Neil Chapman on trust and the financial crisis

I’m very pleased to present a guest comment by a good friend, crisisblogger reader/commenter and a true crisis communication expert. Neil Chapman lives in London and is a top level communication manager for a global company. He sees the loss of trust in our major institutions as a major threat to communicators and CEOs concerned about building and maintaining trust for their organizations in these unsettling times:

Americans are angry at Wall Street over the financial crisis. Here’s a reaction http://tiny.cc/c2cCJ from  the other side of the world – individuals who feel duped by banks in Singapore that sold them financial structured products they believed to be protected deposits. The story is told by The Online Citizen – a community of Singaporeans (http://theonlinecitizen.com/). It brings the crisis down to the level of ordinary people.

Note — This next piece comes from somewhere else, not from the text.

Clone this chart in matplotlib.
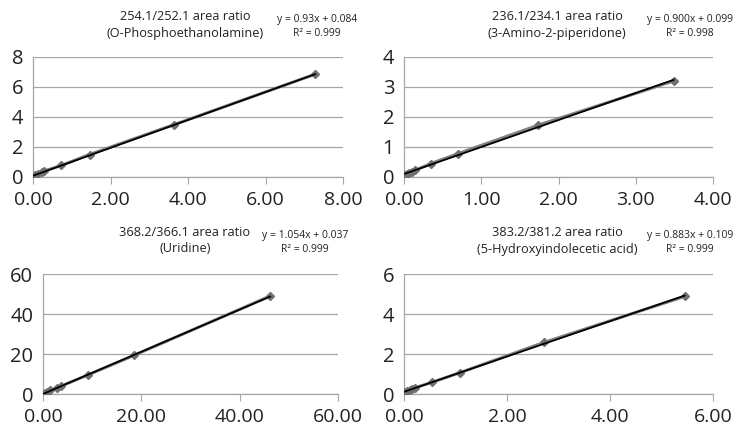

If truth is the first victim of war  then trust must be one of the early victims of the current financial crisis. Trust in banks, trust in politicians  and, I would argue, trust in companies and the economic system in general. When people’s cynicism meters are in the red zone, it spills over into other areas. If that is happening then it is a long-term issue crisis communicators will have to deal with. The next time a corporate crisis impacts people because of someone’s greed or incompetence, I suspect you will see an even greater level of distrust and anger directed at  the managers who ‘were asleep at the wheel’, the regulators ‘who should have seen it coming’ and the politicians ‘ who once again failed to protect the ordinary citizen.’

I would argue that trust-building just got harder for all of us.

Neil

One thought on “Neil Chapman on trust and the financial crisis”

  1. Yes, trust just became a lot more difficult — especially for those of us who work in financial services. Now what do we do with that knowledge? I have the fortunate situation of working as a PR person for a company that doesn’t require any “spin” — we have a clean track record. How do we work on restoring trust???